Starting at the first line of the data, please print exactly those lines through the one that holds "treat_cl = ['VEH", omitting every picture.

───── Data excerpt ─────

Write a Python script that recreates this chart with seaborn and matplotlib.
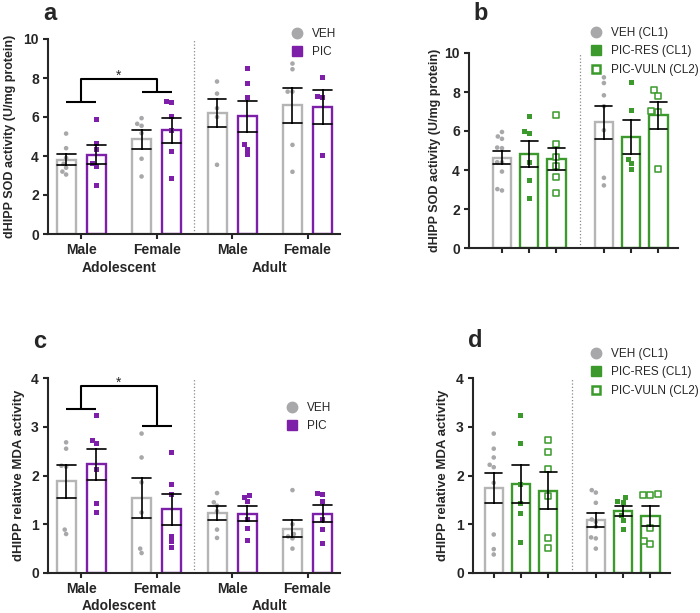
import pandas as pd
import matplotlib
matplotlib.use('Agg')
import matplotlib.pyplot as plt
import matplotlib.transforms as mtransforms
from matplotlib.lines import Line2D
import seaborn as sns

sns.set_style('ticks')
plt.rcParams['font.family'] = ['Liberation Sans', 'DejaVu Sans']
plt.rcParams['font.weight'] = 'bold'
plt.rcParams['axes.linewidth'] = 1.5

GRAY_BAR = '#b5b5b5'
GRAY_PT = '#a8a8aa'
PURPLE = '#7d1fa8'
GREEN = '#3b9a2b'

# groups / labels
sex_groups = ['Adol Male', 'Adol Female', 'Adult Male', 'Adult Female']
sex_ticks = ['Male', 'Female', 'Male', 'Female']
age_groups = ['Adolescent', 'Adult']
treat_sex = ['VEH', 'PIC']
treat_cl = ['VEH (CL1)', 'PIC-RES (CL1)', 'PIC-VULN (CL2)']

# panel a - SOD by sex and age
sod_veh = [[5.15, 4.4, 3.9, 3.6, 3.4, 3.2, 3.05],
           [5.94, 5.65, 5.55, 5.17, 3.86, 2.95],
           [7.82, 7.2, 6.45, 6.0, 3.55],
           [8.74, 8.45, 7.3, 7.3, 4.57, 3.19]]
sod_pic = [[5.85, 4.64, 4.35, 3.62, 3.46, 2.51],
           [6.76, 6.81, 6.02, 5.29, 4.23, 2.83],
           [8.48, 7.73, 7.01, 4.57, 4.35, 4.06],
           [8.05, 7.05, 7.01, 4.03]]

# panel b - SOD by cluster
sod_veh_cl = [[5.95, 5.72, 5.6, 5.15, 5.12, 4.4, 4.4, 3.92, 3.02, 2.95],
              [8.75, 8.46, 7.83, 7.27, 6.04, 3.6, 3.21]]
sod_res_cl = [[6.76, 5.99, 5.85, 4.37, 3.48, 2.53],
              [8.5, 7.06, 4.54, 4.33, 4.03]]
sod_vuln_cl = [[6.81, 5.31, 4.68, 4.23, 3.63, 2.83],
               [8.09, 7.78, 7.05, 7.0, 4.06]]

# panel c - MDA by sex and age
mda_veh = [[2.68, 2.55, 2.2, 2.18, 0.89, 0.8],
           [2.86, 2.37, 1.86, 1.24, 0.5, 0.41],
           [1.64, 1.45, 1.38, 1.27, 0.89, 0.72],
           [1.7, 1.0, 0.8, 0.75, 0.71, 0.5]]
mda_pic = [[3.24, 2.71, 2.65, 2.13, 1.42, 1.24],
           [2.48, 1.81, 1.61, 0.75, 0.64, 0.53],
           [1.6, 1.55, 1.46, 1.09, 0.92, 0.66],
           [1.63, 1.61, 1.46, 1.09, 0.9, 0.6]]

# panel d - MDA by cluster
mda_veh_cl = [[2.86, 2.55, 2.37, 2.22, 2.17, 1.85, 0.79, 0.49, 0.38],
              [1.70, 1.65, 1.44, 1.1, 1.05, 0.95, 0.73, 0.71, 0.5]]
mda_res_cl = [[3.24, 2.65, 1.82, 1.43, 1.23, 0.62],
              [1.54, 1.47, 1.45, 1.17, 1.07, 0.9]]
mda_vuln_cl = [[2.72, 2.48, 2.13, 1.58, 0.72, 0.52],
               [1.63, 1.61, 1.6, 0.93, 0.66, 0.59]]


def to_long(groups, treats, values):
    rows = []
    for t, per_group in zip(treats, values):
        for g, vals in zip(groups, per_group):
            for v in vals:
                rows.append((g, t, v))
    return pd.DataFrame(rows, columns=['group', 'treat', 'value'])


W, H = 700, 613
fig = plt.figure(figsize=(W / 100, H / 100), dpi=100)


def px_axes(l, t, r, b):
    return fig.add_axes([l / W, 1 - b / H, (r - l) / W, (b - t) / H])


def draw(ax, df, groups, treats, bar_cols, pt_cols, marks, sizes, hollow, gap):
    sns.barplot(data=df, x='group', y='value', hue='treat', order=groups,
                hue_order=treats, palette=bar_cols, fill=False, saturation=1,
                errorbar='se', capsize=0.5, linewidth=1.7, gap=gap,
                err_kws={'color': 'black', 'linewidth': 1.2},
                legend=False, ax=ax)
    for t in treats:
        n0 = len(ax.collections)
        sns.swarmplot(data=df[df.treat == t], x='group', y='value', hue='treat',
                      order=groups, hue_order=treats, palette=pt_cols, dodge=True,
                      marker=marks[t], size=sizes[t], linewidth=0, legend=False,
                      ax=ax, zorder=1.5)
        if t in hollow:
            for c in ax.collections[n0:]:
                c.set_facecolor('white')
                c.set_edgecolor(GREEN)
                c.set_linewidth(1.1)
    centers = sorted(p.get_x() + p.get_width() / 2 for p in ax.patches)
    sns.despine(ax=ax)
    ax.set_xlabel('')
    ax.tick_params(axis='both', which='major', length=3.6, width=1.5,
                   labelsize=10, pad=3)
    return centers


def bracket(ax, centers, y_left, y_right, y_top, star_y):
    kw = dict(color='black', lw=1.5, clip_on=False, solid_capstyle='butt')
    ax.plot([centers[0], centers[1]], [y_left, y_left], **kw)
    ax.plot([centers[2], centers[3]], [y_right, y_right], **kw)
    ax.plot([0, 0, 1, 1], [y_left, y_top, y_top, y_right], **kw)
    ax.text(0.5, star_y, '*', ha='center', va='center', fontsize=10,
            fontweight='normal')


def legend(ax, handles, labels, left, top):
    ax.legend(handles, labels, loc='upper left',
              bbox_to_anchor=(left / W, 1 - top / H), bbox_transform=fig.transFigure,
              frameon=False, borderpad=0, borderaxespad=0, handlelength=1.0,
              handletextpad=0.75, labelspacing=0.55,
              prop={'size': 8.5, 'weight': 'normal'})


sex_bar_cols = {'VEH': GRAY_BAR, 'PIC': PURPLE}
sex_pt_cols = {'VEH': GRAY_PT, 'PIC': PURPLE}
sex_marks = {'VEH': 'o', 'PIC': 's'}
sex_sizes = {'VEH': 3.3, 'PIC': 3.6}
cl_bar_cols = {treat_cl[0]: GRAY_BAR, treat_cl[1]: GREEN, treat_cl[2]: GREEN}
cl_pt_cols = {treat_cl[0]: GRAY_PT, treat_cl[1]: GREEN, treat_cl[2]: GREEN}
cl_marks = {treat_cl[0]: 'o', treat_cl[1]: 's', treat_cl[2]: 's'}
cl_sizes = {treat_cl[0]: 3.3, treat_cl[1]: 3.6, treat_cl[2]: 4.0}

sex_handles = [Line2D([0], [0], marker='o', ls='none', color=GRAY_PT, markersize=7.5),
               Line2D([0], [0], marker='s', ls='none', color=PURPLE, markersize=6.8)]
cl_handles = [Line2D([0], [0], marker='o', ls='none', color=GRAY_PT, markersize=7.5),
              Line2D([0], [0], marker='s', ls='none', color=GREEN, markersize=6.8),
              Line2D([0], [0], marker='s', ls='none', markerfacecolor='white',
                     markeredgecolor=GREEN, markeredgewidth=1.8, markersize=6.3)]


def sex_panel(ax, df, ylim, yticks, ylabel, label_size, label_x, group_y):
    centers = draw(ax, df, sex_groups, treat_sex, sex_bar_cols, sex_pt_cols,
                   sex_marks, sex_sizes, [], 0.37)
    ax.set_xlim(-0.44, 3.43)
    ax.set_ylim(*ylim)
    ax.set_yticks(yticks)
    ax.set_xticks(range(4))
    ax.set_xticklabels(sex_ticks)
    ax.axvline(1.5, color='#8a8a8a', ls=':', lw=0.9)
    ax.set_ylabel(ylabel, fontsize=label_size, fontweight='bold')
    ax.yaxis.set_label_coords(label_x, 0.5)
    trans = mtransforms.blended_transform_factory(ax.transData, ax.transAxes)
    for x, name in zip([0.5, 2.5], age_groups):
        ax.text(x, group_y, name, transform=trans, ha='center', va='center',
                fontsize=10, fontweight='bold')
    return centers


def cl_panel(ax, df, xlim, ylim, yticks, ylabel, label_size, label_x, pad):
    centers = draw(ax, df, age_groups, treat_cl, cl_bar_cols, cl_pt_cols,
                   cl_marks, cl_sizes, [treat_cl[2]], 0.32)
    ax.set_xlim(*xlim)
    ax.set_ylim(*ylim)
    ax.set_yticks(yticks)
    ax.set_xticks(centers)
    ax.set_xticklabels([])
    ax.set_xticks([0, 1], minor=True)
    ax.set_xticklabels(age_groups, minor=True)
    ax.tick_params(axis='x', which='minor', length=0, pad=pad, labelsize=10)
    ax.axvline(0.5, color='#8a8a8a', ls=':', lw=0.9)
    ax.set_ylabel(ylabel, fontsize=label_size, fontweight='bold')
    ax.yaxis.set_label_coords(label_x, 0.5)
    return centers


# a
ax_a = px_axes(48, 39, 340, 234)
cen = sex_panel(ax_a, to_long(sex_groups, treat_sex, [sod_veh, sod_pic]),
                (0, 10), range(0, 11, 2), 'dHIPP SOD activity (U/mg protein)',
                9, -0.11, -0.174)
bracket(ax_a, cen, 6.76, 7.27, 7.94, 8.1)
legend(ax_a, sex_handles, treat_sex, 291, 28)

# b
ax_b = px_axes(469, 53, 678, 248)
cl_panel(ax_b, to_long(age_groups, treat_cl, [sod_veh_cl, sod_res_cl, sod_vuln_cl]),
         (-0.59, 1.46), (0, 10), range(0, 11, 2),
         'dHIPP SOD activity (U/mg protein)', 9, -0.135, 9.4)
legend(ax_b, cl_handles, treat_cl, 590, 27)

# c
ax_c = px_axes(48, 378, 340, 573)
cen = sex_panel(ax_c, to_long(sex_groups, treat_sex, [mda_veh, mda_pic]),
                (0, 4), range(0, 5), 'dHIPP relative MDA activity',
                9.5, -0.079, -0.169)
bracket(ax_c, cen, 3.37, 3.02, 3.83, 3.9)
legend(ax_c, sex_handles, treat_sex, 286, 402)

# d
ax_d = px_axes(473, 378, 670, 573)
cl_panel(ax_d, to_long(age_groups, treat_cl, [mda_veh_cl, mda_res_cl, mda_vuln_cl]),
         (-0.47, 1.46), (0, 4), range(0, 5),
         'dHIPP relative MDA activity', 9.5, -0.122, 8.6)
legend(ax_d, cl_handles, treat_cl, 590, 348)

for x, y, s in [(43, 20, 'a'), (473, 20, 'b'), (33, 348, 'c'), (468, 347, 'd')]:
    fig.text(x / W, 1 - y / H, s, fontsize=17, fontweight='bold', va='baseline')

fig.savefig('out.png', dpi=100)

─────

▸ **Task answer**
Write a Python script that recreates this chart with seaborn and matplotlib.
import pandas as pd
import matplotlib
matplotlib.use('Agg')
import matplotlib.pyplot as plt
import matplotlib.transforms as mtransforms
from matplotlib.lines import Line2D
import seaborn as sns

sns.set_style('ticks')
plt.rcParams['font.family'] = ['Liberation Sans', 'DejaVu Sans']
plt.rcParams['font.weight'] = 'bold'
plt.rcParams['axes.linewidth'] = 1.5

GRAY_BAR = '#b5b5b5'
GRAY_PT = '#a8a8aa'
PURPLE = '#7d1fa8'
GREEN = '#3b9a2b'

# groups / labels
sex_groups = ['Adol Male', 'Adol Female', 'Adult Male', 'Adult Female']
sex_ticks = ['Male', 'Female', 'Male', 'Female']
age_groups = ['Adolescent', 'Adult']
treat_sex = ['VEH', 'PIC']
treat_cl = ['VEH (CL1)', 'PIC-RES (CL1)', 'PIC-VULN (CL2)']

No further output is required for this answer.